From the listing below, pull out every line where the string "this" appears.

• **Source data**

▶

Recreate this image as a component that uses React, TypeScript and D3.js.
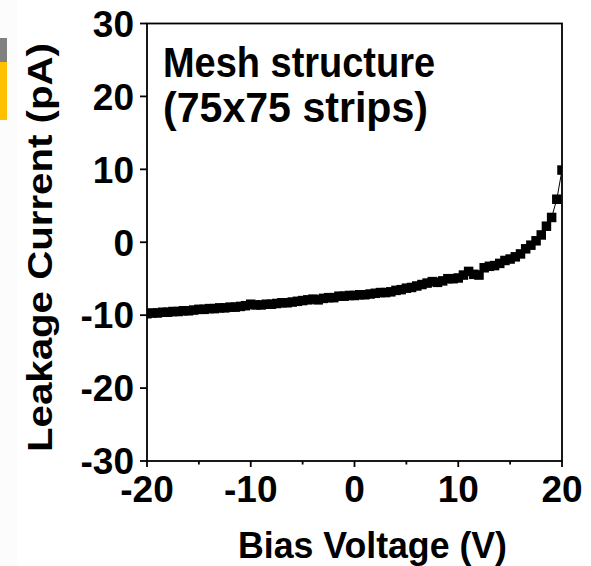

◀
▶

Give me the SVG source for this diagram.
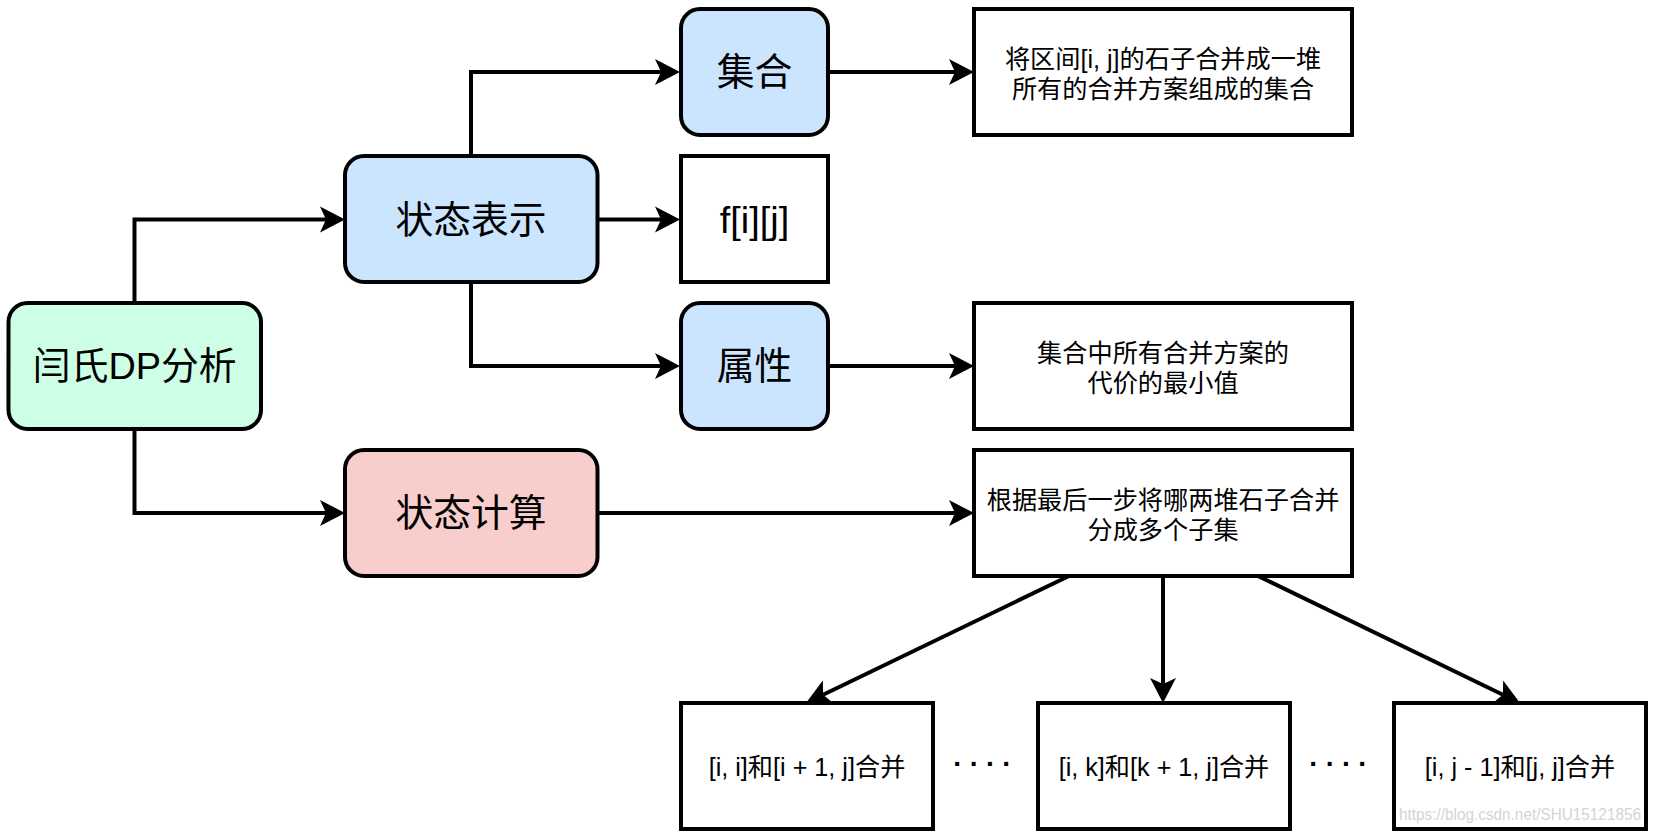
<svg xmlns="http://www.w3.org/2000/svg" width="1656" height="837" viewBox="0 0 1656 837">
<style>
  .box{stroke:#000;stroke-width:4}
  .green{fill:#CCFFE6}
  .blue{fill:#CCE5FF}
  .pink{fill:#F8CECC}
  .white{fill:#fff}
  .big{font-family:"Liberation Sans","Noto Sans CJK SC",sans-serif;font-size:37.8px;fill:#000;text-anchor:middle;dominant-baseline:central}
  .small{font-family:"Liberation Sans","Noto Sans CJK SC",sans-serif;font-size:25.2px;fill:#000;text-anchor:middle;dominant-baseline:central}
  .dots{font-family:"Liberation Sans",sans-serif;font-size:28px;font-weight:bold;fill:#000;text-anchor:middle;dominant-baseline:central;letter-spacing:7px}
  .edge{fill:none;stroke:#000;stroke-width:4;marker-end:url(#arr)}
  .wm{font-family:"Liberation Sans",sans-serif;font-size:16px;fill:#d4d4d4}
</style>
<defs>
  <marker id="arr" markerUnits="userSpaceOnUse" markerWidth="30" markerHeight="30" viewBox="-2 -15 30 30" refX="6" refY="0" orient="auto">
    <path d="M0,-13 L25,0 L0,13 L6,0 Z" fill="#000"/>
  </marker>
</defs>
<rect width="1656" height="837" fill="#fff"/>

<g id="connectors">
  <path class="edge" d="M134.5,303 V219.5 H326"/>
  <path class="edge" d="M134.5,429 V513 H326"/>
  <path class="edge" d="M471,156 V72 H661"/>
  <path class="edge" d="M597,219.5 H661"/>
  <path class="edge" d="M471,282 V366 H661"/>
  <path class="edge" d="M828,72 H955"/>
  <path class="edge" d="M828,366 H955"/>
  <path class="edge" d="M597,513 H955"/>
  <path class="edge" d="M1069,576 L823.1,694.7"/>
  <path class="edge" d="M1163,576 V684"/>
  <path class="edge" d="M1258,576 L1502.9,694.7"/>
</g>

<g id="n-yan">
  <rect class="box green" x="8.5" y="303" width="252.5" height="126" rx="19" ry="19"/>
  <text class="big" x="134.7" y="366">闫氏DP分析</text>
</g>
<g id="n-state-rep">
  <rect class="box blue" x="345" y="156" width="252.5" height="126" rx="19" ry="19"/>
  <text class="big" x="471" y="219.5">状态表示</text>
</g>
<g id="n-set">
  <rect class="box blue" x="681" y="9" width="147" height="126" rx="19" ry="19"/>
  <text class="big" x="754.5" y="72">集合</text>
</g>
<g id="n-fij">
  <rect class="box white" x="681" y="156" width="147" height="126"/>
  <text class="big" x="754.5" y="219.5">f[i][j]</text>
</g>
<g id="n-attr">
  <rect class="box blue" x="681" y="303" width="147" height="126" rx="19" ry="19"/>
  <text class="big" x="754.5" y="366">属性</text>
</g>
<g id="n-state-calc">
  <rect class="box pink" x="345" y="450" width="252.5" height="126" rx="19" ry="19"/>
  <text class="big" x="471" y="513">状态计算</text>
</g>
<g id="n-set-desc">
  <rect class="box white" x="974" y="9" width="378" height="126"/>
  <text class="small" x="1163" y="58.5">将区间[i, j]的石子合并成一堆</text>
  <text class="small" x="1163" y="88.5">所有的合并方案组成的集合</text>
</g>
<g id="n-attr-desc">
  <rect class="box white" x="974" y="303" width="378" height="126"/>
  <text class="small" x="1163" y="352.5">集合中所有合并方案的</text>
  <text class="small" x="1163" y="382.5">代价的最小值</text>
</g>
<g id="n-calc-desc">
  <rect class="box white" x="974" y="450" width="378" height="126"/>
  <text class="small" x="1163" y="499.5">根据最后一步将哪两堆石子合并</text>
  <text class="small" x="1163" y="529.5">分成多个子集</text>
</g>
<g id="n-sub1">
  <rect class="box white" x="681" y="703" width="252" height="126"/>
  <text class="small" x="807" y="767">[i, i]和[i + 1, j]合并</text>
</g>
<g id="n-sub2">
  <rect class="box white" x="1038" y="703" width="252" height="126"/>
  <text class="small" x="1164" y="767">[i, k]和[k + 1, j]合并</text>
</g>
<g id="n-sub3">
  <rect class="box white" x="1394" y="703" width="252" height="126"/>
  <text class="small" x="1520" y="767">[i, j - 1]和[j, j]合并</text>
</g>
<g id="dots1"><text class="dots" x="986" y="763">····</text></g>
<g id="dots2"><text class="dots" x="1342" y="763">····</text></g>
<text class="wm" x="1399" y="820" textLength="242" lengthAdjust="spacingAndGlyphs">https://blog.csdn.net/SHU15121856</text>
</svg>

◀

• **Reply**
Recreate this image as a component that uses React, TypeScript and D3.js.
Give me the SVG source for this diagram.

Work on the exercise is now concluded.